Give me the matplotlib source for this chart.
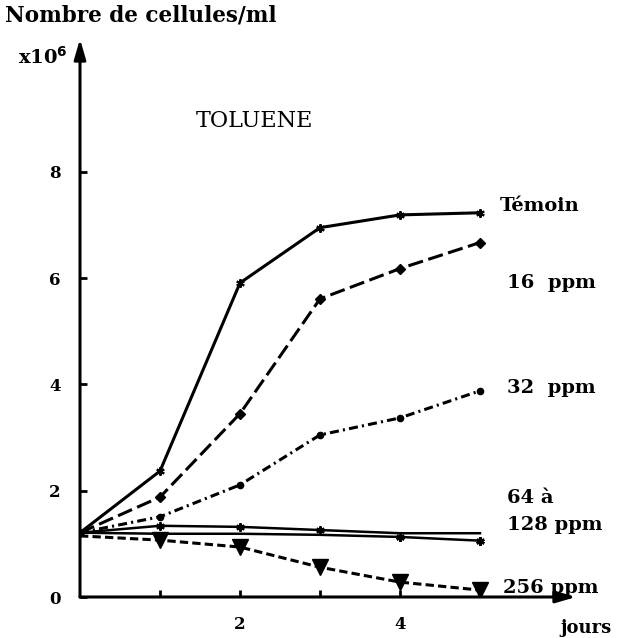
import matplotlib.pyplot as plt

plt.rcParams['font.family'] = 'DejaVu Serif'
plt.rcParams['font.weight'] = 'bold'
plt.rcParams['lines.scale_dashes'] = False

# jours
days = [0, 1, 2, 3, 4, 5]

# cellules/ml (x10^6)
temoin = [1.21, 2.37, 5.91, 6.95, 7.19, 7.23]
ppm16 = [1.21, 1.88, 3.45, 5.61, 6.18, 6.67]
ppm32 = [1.21, 1.51, 2.11, 3.05, 3.37, 3.88]
ppm64 = [1.21, 1.34, 1.32, 1.26, 1.20, 1.20]
ppm128 = [1.21, 1.19, 1.19, 1.17, 1.13, 1.06]
ppm256 = [1.15, 1.07, 0.94, 0.56, 0.28, 0.13]

y_ticks = [0, 2, 4, 6, 8]
x_ticks = [1, 2, 3, 4, 5]
x_tick_labels = ['', '2', '', '4', '']

fig = plt.figure(figsize=(6.19, 6.38), dpi=100)
# origin sits at (80, 597) px, 80 px per day and 53 px per 10^6 cells
ax = fig.add_axes([80 / 619, 41 / 638, 504 / 619, 558 / 638])
ax.set_xlim(0, 6.3)
ax.set_ylim(0, 10.5)
for s in ax.spines.values():
    s.set_visible(False)

# axes with arrow heads
arrow = dict(arrowstyle='-|>,head_length=1.2,head_width=0.35', color='black', lw=2.2,
             shrinkA=0, shrinkB=0)
ax.annotate('', xy=(6.2, 0), xytext=(0, 0), arrowprops=arrow, annotation_clip=False)
ax.annotate('', xy=(0, 10.5), xytext=(0, 0), arrowprops=arrow, annotation_clip=False)

ax.set_xticks(x_ticks)
ax.set_xticklabels(x_tick_labels)
ax.set_yticks(y_ticks)
ax.tick_params(direction='in', length=5, width=2, labelsize=12, pad=14)

after_start = [1, 2, 3, 4, 5]
ax.plot(days, temoin, color='black', lw=2.2, marker=(6, 2, 0), ms=6, mew=1.5)
ax.plot(days, ppm16, color='black', lw=2.2, dashes=(11, 4), marker='D', ms=5,
        markevery=after_start)
ax.plot(days, ppm32, color='black', lw=2.2, dashes=(6.5, 3, 1.5, 3), marker='o', ms=4.5,
        markevery=after_start)
ax.plot(days, ppm64, color='black', lw=1.8, marker=(6, 2, 0), ms=6, mew=1.5,
        markevery=[1, 2, 3])
ax.plot(days, ppm128, color='black', lw=1.8, marker=(6, 2, 0), ms=6, mew=1.8,
        markevery=[4, 5])
ax.plot(days, ppm256, color='black', lw=2.2, dashes=(6, 3), marker='v', ms=11,
        markevery=after_start)

# curve names
ax.text(5.25, 7.35, 'Témoin', fontsize=14, va='center')
ax.text(5.34, 5.9, '16  ppm', fontsize=14, va='center')
ax.text(5.34, 3.94, '32  ppm', fontsize=14, va='center')
ax.text(5.34, 1.87, '64 à', fontsize=14, va='center')
ax.text(5.34, 1.36, '128 ppm', fontsize=14, va='center')
ax.text(5.29, 0.17, '256 ppm', fontsize=14, va='center')

ax.text(1.45, 8.95, 'TOLUENE', fontsize=16, va='center', fontweight='normal')
ax.text(6.33, -0.58, 'jours', fontsize=13, va='center', ha='center')

fig.text(5 / 619, 1 - 15 / 638, 'Nombre de cellules/ml', fontsize=15.5, va='center')
fig.text(18 / 619, 1 - 57 / 638, r'x10$^{\mathbf{6}}$', fontsize=14, va='center')

fig.savefig('out.png', dpi=100)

# # #

▶ [What is required]: With the pictures left out, restate word for word every line of the data above, from the first down to the line that contains "ppm256 = [1.15, 1.07, 0.94, 0.56, 0.28, 0.13]".

▶ [Solution for this problem]:
Give me the matplotlib source for this chart.
import matplotlib.pyplot as plt

plt.rcParams['font.family'] = 'DejaVu Serif'
plt.rcParams['font.weight'] = 'bold'
plt.rcParams['lines.scale_dashes'] = False

# jours
days = [0, 1, 2, 3, 4, 5]

# cellules/ml (x10^6)
temoin = [1.21, 2.37, 5.91, 6.95, 7.19, 7.23]
ppm16 = [1.21, 1.88, 3.45, 5.61, 6.18, 6.67]
ppm32 = [1.21, 1.51, 2.11, 3.05, 3.37, 3.88]
ppm64 = [1.21, 1.34, 1.32, 1.26, 1.20, 1.20]
ppm128 = [1.21, 1.19, 1.19, 1.17, 1.13, 1.06]
ppm256 = [1.15, 1.07, 0.94, 0.56, 0.28, 0.13]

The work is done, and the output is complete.